The allure of sports and competition is a phenomenon that dates back to the days of the gladiators in ancient Rome, or the first Olympic Games in Greece more than 12 centuries ago.
There is excitement, anticipation, and sometimes agony in a mere matter of seconds in any sport. The attachments that human beings form to particular sports, or teams, or even players, are powerful and enduring. What drives our love of a sport or particular team can largely be tied to one phenomenon: memories.
As Cesare Pavese once said, we do not remember days; we remember moments. Moments from our past create memories, and these memories carry history and meaning for us.
Baseball is one of those memories that provides many of us with a journey back to days of record-breaking seasons or playing stickball with your buddies in the middle of the street.
Baseball was always central to my family when I was a child.
My first memory of baseball was sitting with my dad in Busch Stadium watching the St. Louis Cardinals battle the Milwaukee Brewers in the World Series of 1982. I remember being delighted watching Ozzie Smith do backflips as the Cardinals endearing shortstop. The stadium was alive with fans who were ensconced in red and full of enthusiasm for their home team.
It was a great time to be a baseball fan, kind of like now.
An air conditioner and a tree. These were two of the bases that my brother and his neighborhood friends used to create a baseball field in our Virginia backyard when we were kids.
At six years old, my brother had developed a love for all things baseball, to not just include games in the backyard, but an indescribable adoration for the Baltimore Orioles, and more specifically, Cal Ripken. Over the years, his bedroom walls were covered with “Iron Man’s” stats, along with news articles celebrating his record-breaking streak of most consecutive games played, which reached 2,131 in 1995.
For my brother and his friends, weekend or summer afternoons were spent running the “bases” and trying to avoid knocking out anyone’s house windows with a wayward ball.
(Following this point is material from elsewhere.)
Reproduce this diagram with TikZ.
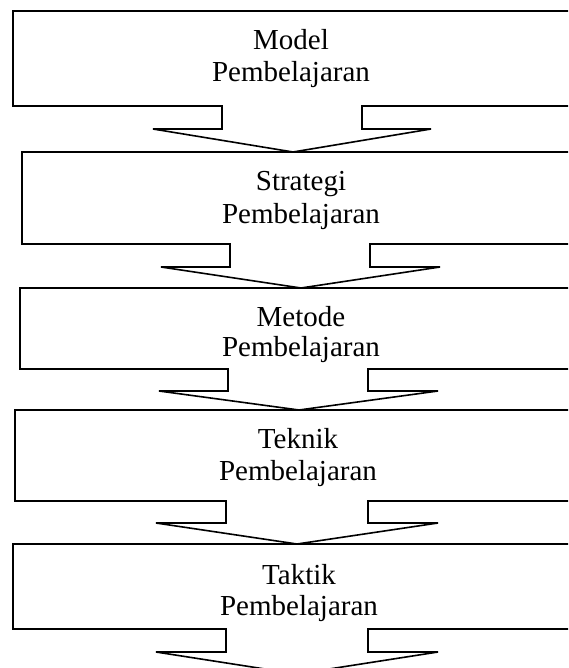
\documentclass[tikz,border=0pt]{standalone}
\usepackage{fontspec}
\setmainfont{Liberation Serif}
\begin{document}
\begin{tikzpicture}[x=1pt,y=-1pt,
  blockline/.style={draw=black,line width=1.6pt,line join=miter},
  label/.style={anchor=base,inner sep=0pt,font=\fontsize{29}{31}\selectfont}]
\useasboundingbox (0,0) rectangle (568,668);
\clip (0,0) rectangle (568,668);
% block with arrow: #1 left, #2 top, #3 bottom, #4 stem bottom, #5 stemL, #6 stemR, #7 wingL, #8 wingR, #9 tip x ; tip y given separately
\newcommand{\blockarrow}[9]{%
  \draw[blockline] (600,#2) -- (#1,#2) -- (#1,#3) -- (#5,#3) -- (#5,#4) -- (#7,#4)
    -- (#9) -- (#8,#4) -- (#6,#4) -- (#6,#3) -- (600,#3);}
\coordinate (tip1) at (293,152);
\coordinate (tip2) at (301,288);
\coordinate (tip3) at (299,410);
\coordinate (tip4) at (297,544);
\coordinate (tip5) at (297,674);
\blockarrow{13}{11}{106}{129}{222}{362}{153}{431}{tip1}
\blockarrow{22}{152}{244}{267}{230}{370}{161}{440}{tip2}
\blockarrow{20}{288}{369}{391}{228}{368}{159}{438}{tip3}
\blockarrow{15}{410}{501}{523}{226}{368}{156}{438}{tip4}
\blockarrow{13}{544}{629}{652}{226}{368}{156}{438}{tip5}
\node[label] (m1) at (291,50) {Model};
\node[label] (m2) at (291,82) {Pembelajaran};
\node[label] (s1) at (301,191) {Strategi};
\node[label] (s2) at (301,223) {Pembelajaran};
\node[label] (e1) at (301,326) {Metode};
\node[label] (e2) at (301,356) {Pembelajaran};
\node[label] (k1) at (298,448) {Teknik};
\node[label] (k2) at (298,480) {Pembelajaran};
\node[label] (t1) at (299,584) {Taktik};
\node[label] (t2) at (299,615) {Pembelajaran};
\end{tikzpicture}
\end{document}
Time gives us perspective, and although I didn’t think much of their baseball at the time, I was reminded of the memory of those moments a few weeks ago when I attended my brother’s wedding. As I watched my now-adult brother, the groom, and his two childhood backyard baseball friends, his groomsmen, I was struck by how time changes but memories remain. Despite their tux-adorned presence at the altar, I can truly only remember them as eager young ballplayers enjoying the season of summer and idolizing the men who they watched on TV running around real bases. The relationships that were formed around backyard home runs more than 30 years ago remain and remind us of the power of fun, competition and teamwork.
It goes without question that a World Series championship won by the Royals would be spectacular. It would certainly be won with considerable effort and deliver long-awaited justice to a team and a town that is undeniably ready.
Whatever the outcome, I’d like to think that this week there is a father and daughter attending one of the championship games or a group of young kids deciding where the best bases would be in their backyard. Moments and memories are what sports are made of. How will you remember these glorious moments of baseball in the fall of 2014?